DocketNumber: 46675
Judges: Goldenhersh, Schaefer
Filed Date: 6/2/1975
Status: Precedential
Modified Date: 10/19/2024
dissenting:
I dissent. The rationale underlying the application of strict liability to a manufacturer is that losses should be borne by those “who have created the risk and reaped the profit by placing the product in the stream of commerce.” (Suvada v. White Motor Co., 32 Ill.2d 612, 619.) In Dunham v. Vaughan & Bushnell Mfg. Co., 42 Ill.2d 339, strict liability was made applicable to a wholesaler and retailer for the reason that “these considerations apply with equal compulsion to all elements in the distribution system.” (42 Ill.2d 339, 344.) These same considerations require application of strict liability principles to the business of selling used automobiles.

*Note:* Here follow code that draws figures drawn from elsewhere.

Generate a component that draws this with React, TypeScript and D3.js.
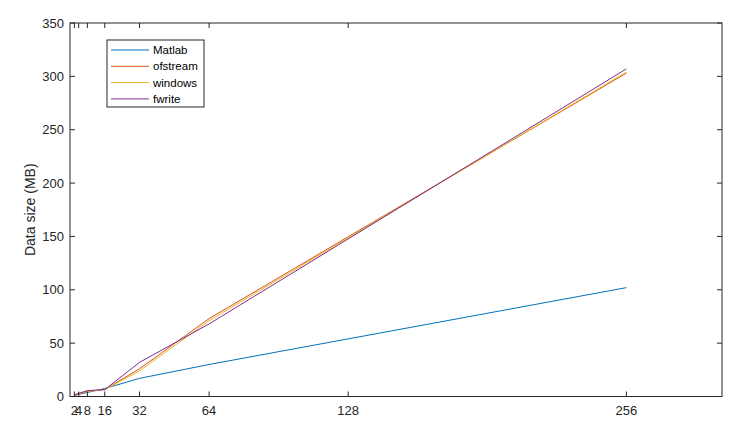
import React from "react";
import * as d3 from "d3";

const sizes = [2, 4, 8, 16, 32, 64, 256];
const matlab = [1, 2, 3.8, 7.5, 17, 30, 102];
const ofstream = [1.2, 2.5, 4.8, 6.5, 26, 73, 303];
const windows = [1.2, 2.5, 4.8, 6.5, 24, 71, 304];
const fwrite = [1.5, 3, 5.5, 6.5, 32, 68, 307];
const seriesNames = ["Matlab", "ofstream", "windows", "fwrite"];
const seriesColors = ["#0072BD", "#D95319", "#EDB120", "#7E2F8E"];
const xTicks = [2, 4, 8, 16, 32, 64, 128, 256];
const yTicks = [0, 50, 100, 150, 200, 250, 300, 350];

export default function App() {
  const W = 752, H = 437;
  const left = 70, right = 722, top = 23, bottom = 396.5;
  const x = d3.scaleLinear().domain([0, 300]).range([left, right]);
  const y = d3.scaleLinear().domain([0, 350]).range([bottom, top]);
  const all = [matlab, ofstream, windows, fwrite];
  const line = d3.line<number>().x((_, i) => x(sizes[i])).y((d) => y(d));
  const font = "'Liberation Sans', Arial, sans-serif";
  const tc = "#262626";
  const tl = 5;
  return (
    <svg width={W} height={H} style={{ position: "absolute", left: 0, top: 0 }} fontFamily={font}>
      <rect x={0} y={0} width={W} height={H} fill="#fff" />
      {all.map((s, k) => (
        <path key={k} d={line(s) || ""} fill="none" stroke={seriesColors[k]} strokeWidth={1} />
      ))}
      <rect x={left} y={top} width={right - left} height={bottom - top} fill="none" stroke={tc} strokeWidth={1} />
      {xTicks.map((t) => (
        <g key={"x" + t}>
          <line x1={x(t)} x2={x(t)} y1={bottom} y2={bottom - tl} stroke={tc} />
          <line x1={x(t)} x2={x(t)} y1={top} y2={top + tl} stroke={tc} />
          <text x={x(t)} y={bottom + 18} fontSize={13} fill={tc} textAnchor="middle">{t}</text>
        </g>
      ))}
      {yTicks.map((t) => (
        <g key={"y" + t}>
          <line x1={left} x2={left + tl} y1={y(t)} y2={y(t)} stroke={tc} />
          <line x1={right} x2={right - tl} y1={y(t)} y2={y(t)} stroke={tc} />
          <text x={left - 6} y={y(t) + 4.5} fontSize={13} fill={tc} textAnchor="end">{t}</text>
        </g>
      ))}
      <text transform={`translate(35,${(top + bottom) / 2}) rotate(-90)`} fontSize={14} fill={tc} textAnchor="middle">Data size (MB)</text>
      <rect x={107} y={40} width={97} height={67} fill="#fff" stroke={tc} strokeWidth={1} />
      {seriesNames.map((n, k) => (
        <g key={n}>
          <line x1={111} x2={149} y1={50 + k * 16.3} y2={50 + k * 16.3} stroke={seriesColors[k]} />
          <text x={153} y={50 + k * 16.3 + 4} fontSize={11.5} fill="#000">{n}</text>
        </g>
      ))}
    </svg>
  );
}
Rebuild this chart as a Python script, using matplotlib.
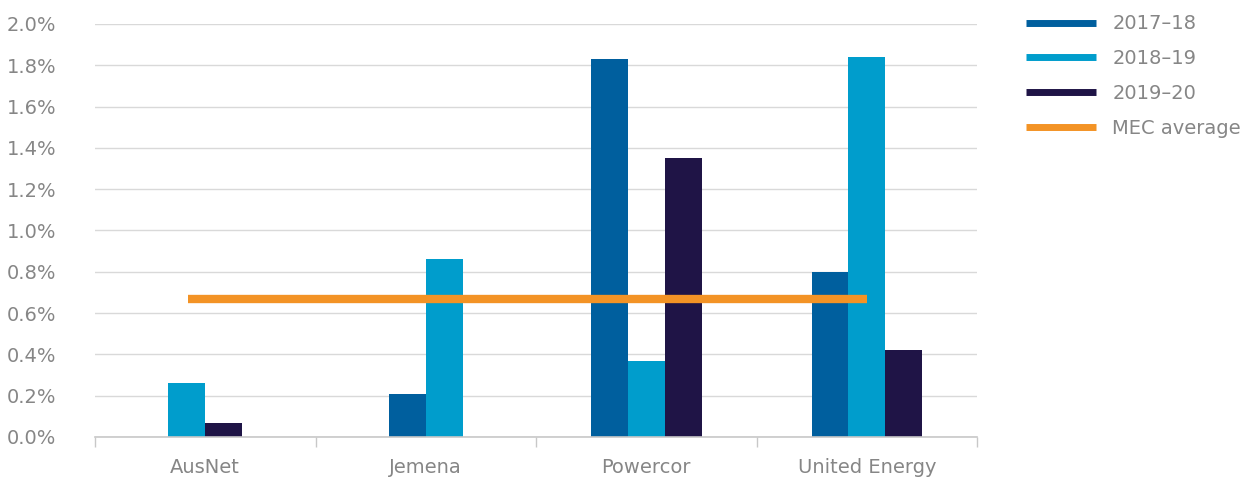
import matplotlib.pyplot as plt
from matplotlib.lines import Line2D
import numpy as np

plt.rcParams['font.family'] = ['DejaVu Sans']

companies = ['AusNet', 'Jemena', 'Powercor', 'United Energy']
years = ['2017–18', '2018–19', '2019–20']
# None = no value reported for that year
v_2017_18 = [None, 0.21, 1.83, 0.80]
v_2018_19 = [0.26, 0.86, 0.37, 1.84]
v_2019_20 = [0.07, None, 1.35, 0.42]
mec_average = 0.67

colours = ['#005f9e', '#009dcc', '#1f1446']
orange = '#f39325'
grey = '#868686'
fs = 14

fig = plt.figure(figsize=(12.53, 4.79), dpi=100)
ax = fig.add_axes([0.0758, 0.0877, 0.704, 0.8623])

series = [v_2017_18, v_2018_19, v_2019_20]
w = 0.167
# bars in each group are centred on the values that exist
for g in range(len(companies)):
    present = [i for i in range(3) if series[i][g] is not None]
    n = len(present)
    for k, i in enumerate(present):
        ax.bar(g + (k - (n - 1) / 2) * w, series[i][g], width=w,
               color=colours[i], zorder=2)

# MEC average line
ax.hlines(mec_average, -0.08, 3.0, color=orange, linewidth=6, zorder=3)

ax.set_xlim(-0.5, 3.5)
ax.set_ylim(0, 2.0)
yt = np.arange(0, 2.01, 0.2)
ax.set_yticks(yt)
ax.set_yticklabels(['{:.1f}%'.format(v) for v in yt])
ax.set_xticks(np.arange(len(companies)))
ax.set_xticklabels(companies)
ax.set_xticks(np.arange(-0.5, 3.6, 1.0), minor=True)

ax.grid(axis='y', color='#d9d9d9', linewidth=1, zorder=0)
for s in ['top', 'right', 'left']:
    ax.spines[s].set_visible(False)
ax.spines['bottom'].set_color('#c8c8c8')
ax.spines['bottom'].set_linewidth(1.2)

ax.tick_params(axis='y', length=0, pad=28, labelsize=fs, labelcolor=grey)
ax.tick_params(axis='x', which='major', length=0, pad=15, labelsize=fs, labelcolor=grey)
ax.tick_params(axis='x', which='minor', length=7, width=1, color='#c8c8c8')

handles = [Line2D([0], [0], color=c, linewidth=5, solid_capstyle='butt') for c in colours]
handles.append(Line2D([0], [0], color=orange, linewidth=5, solid_capstyle='butt'))
leg = fig.legend(handles, years + ['MEC average'], loc='upper left',
                 bbox_to_anchor=(0.819, 0.970), frameon=False, fontsize=fs,
                 borderpad=0, borderaxespad=0,
                 handlelength=3.6, handletextpad=0.82, labelspacing=0.81)
for t in leg.get_texts():
    t.set_color(grey)

fig.savefig('out.png', dpi=100)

It is axiomatic that a used car dealer owes a duty to make a reasonable inspection of an automobile prior to selling it. Just as liability on the part of the manufacturer and the other “elements in the distribution system” can flow from a defect, without proof of negligence, a defect discoverable upon reasonable inspection should invoke strict liability on the part of a used car dealer, without proof of negligence in making the inspection. The complaint here alleged that the automobile, when it left defendant’s control, was defective and not reasonably safe for driving and operation in that:
“(a.) A spring or springs in the left front wheel braking system was missing at the time of its sale;
(b.) One of the left rear brake shoes was completely worn out at the time of the sale;
(c.) A part of the cylinder braking system in the left rear wheel was missing at the time of the sale.”
These defects would have been discovered upon reasonable inspection of the vehicle.
The majority cite Realmuto v. Straub Motors, Inc. (1974), 65 N.J. 336, 322 A.2d 440, and by implication attempt to distinguish it on the ground that there is no allegation “that the defects were created by the used car dealer.” I submit that there is no basis for distinguishing a defect resulting from repairs made by a used car dealer and a defect which exists by reason of his failure to make a reasonable inspection, and that both should be the basis for imposing strict liability.
In Galluccio v. Hertz Corp., 1 Ill. App. 3d 272, appeal denied, 49 Ill.2d 575, the appellate court held strict liability applicable to the lessor of a motor vehicle. No reason presents itself for not applying the principle to a used car dealer who places in the stream of commerce a vehicle rendered unreasonably dangerous by reason of a defect discoverable upon reasonable inspection.
I am aware of the argument made by defendant and amici curiae that many vehicles are sold “as is” and that the cost of repairs in some instances might exceed the value of the vehicle. These pleadings present no such issues, and assuming, arguendo, that in some future case they will arise, there is precedent for weighing the cost of remedying the dangerous condition against the nature and extent of the risk which it creates. Kahn v. James Burton Co., 5 Ill.2d 614.
■ I would affirm the judgment of the appellate court.